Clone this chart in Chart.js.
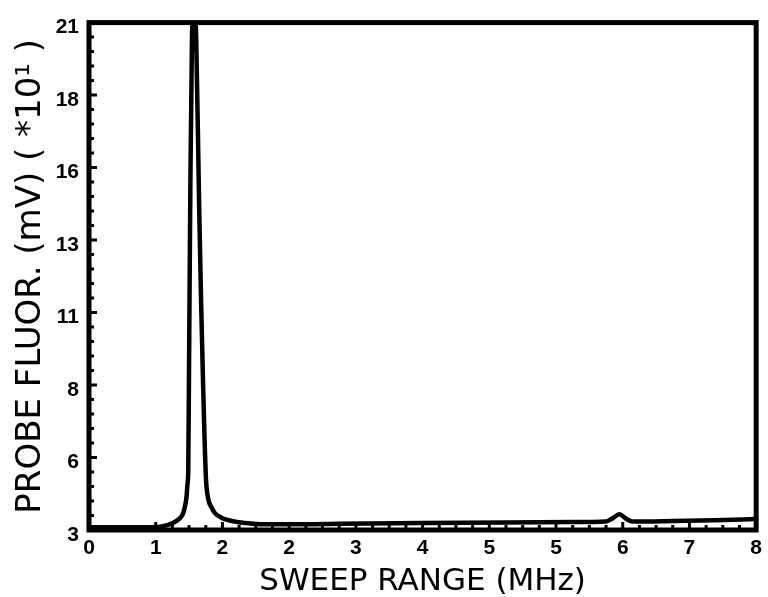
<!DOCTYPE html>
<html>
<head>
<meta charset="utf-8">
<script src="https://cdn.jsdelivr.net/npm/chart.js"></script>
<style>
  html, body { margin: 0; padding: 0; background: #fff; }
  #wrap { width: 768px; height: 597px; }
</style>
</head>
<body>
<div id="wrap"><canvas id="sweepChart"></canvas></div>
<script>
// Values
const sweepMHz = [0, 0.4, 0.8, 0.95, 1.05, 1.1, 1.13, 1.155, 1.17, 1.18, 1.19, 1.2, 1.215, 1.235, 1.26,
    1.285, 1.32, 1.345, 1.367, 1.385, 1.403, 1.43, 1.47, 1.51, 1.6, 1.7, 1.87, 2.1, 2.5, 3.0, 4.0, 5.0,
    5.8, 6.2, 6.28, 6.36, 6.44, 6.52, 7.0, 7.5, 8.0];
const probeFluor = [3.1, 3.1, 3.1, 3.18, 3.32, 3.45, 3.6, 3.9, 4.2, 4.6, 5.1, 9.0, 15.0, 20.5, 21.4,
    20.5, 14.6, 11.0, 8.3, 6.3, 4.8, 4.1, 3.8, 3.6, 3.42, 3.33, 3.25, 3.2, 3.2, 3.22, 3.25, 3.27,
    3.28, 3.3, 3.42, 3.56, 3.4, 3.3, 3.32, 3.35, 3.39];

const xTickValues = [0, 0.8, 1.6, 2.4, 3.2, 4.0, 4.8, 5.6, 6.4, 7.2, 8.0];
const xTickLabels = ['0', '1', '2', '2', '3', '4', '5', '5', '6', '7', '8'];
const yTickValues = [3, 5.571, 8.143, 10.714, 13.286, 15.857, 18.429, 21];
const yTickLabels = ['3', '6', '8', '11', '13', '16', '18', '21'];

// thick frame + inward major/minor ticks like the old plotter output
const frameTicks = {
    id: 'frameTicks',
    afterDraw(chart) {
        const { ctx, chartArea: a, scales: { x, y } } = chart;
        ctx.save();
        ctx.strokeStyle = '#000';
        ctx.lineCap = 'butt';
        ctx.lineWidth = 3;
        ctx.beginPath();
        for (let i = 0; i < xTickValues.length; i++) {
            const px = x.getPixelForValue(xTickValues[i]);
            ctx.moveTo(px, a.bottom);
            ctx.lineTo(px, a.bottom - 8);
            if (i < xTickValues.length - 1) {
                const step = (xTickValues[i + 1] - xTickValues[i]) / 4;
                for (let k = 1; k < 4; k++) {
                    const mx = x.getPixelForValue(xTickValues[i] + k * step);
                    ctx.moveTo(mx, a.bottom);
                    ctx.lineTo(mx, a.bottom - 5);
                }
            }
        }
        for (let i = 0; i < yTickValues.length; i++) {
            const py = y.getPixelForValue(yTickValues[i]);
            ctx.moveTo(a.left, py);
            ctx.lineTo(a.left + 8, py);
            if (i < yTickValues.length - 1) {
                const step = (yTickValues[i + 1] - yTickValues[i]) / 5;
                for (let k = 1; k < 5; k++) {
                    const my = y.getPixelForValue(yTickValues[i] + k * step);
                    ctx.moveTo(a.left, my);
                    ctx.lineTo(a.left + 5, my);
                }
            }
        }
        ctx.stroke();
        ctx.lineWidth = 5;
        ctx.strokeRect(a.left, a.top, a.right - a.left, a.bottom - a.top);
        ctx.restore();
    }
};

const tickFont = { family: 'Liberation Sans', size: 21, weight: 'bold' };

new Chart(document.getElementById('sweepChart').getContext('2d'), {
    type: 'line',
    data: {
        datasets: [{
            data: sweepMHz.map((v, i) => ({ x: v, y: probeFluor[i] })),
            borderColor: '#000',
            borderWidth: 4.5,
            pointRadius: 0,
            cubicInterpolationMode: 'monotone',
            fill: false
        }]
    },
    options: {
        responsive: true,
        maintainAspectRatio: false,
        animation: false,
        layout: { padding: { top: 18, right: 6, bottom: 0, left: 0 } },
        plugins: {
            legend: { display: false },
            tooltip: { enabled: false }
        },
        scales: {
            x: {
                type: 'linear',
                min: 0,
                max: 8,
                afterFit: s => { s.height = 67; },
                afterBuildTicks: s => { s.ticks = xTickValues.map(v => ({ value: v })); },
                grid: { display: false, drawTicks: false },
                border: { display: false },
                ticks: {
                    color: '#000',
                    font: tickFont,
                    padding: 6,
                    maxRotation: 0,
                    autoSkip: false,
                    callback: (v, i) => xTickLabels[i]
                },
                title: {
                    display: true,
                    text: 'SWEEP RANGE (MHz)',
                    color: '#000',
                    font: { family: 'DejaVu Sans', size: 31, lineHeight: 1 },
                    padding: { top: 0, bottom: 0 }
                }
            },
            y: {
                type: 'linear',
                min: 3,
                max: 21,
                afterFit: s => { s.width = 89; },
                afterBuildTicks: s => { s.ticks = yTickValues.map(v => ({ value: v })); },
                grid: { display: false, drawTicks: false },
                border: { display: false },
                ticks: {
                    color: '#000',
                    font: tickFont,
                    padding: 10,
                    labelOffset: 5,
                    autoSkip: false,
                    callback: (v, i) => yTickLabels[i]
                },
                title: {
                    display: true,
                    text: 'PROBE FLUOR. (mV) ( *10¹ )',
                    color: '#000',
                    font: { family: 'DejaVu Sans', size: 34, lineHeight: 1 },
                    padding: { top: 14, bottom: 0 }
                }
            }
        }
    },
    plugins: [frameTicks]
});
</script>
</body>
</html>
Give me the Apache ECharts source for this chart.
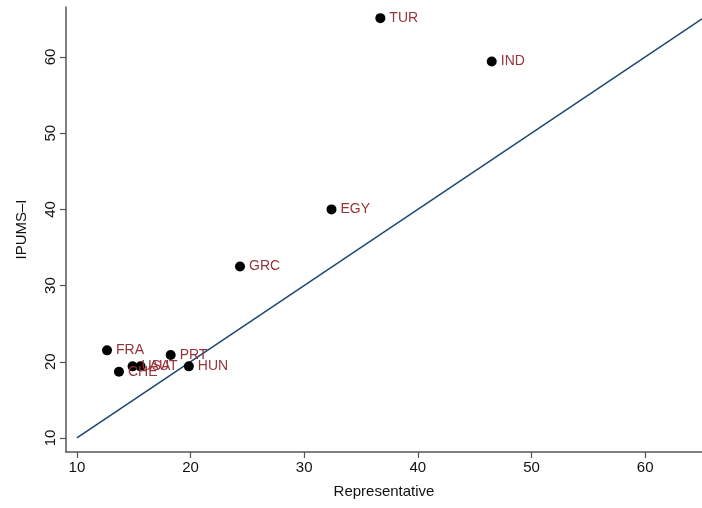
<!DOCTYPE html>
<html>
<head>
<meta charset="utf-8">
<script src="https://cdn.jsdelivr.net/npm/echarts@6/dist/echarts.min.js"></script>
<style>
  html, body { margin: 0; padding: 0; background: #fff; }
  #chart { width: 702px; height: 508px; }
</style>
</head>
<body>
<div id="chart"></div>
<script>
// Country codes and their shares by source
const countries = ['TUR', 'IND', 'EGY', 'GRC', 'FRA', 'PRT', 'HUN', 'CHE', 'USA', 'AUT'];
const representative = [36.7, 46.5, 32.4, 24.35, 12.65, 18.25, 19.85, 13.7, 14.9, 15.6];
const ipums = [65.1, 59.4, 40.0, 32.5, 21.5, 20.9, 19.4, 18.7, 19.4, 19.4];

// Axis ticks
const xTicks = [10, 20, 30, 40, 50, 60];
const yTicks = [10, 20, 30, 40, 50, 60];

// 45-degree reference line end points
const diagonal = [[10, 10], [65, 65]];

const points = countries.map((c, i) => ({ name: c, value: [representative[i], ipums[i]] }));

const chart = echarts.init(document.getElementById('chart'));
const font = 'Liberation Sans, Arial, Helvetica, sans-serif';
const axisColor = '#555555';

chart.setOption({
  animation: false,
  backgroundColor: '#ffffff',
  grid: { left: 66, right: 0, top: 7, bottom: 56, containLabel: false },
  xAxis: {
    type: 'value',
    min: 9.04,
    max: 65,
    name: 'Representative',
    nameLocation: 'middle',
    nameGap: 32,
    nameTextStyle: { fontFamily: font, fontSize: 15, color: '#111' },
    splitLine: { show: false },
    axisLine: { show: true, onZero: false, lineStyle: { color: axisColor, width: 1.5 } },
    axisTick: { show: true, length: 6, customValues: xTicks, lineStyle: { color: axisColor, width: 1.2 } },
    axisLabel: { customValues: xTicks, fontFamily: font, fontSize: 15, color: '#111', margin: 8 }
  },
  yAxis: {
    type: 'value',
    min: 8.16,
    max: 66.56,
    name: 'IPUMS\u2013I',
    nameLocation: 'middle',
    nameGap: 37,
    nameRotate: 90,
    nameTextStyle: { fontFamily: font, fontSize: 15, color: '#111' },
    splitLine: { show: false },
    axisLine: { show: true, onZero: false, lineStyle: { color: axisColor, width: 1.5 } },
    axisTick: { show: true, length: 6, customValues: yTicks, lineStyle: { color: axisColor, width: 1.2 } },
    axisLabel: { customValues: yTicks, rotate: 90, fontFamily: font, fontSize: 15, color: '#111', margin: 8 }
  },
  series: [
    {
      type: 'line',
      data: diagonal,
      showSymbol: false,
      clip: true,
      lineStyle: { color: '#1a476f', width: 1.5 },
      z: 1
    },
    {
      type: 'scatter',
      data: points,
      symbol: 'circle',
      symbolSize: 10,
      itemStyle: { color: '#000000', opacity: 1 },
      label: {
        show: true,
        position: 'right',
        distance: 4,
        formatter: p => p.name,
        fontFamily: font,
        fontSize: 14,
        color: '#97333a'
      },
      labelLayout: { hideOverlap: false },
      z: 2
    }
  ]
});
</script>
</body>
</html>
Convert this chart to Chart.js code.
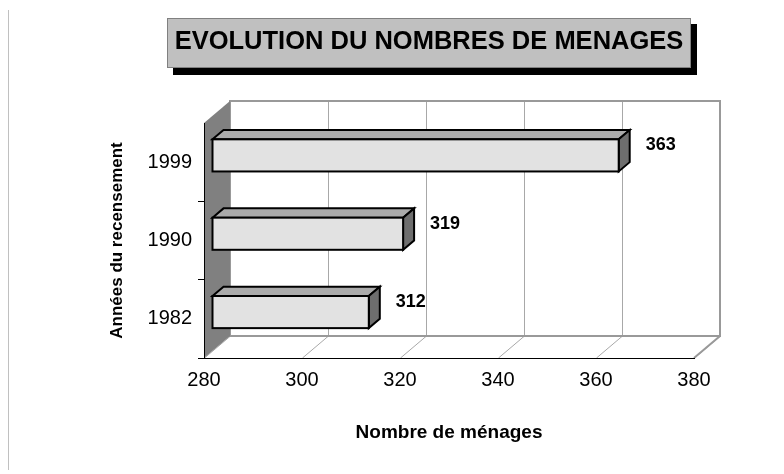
#####
Nothing but the lines from the one with "Give me the" through the one with "const axisColor = '#555555';" should be copied, word for word. Pictures are left out.

Give me the Apache ECharts source for this chart.
<!DOCTYPE html>
<html>
<head>
<meta charset="utf-8">
<script src="https://cdn.jsdelivr.net/npm/echarts@6/dist/echarts.min.js"></script>
<style>
  html, body { margin: 0; padding: 0; background: #fff; }
  #chart { width: 702px; height: 508px; }
</style>
</head>
<body>
<div id="chart"></div>
<script>
// Country codes and their shares by source
const countries = ['TUR', 'IND', 'EGY', 'GRC', 'FRA', 'PRT', 'HUN', 'CHE', 'USA', 'AUT'];
const representative = [36.7, 46.5, 32.4, 24.35, 12.65, 18.25, 19.85, 13.7, 14.9, 15.6];
const ipums = [65.1, 59.4, 40.0, 32.5, 21.5, 20.9, 19.4, 18.7, 19.4, 19.4];

// Axis ticks
const xTicks = [10, 20, 30, 40, 50, 60];
const yTicks = [10, 20, 30, 40, 50, 60];

// 45-degree reference line end points
const diagonal = [[10, 10], [65, 65]];

const points = countries.map((c, i) => ({ name: c, value: [representative[i], ipums[i]] }));

const chart = echarts.init(document.getElementById('chart'));
const font = 'Liberation Sans, Arial, Helvetica, sans-serif';
const axisColor = '#555555';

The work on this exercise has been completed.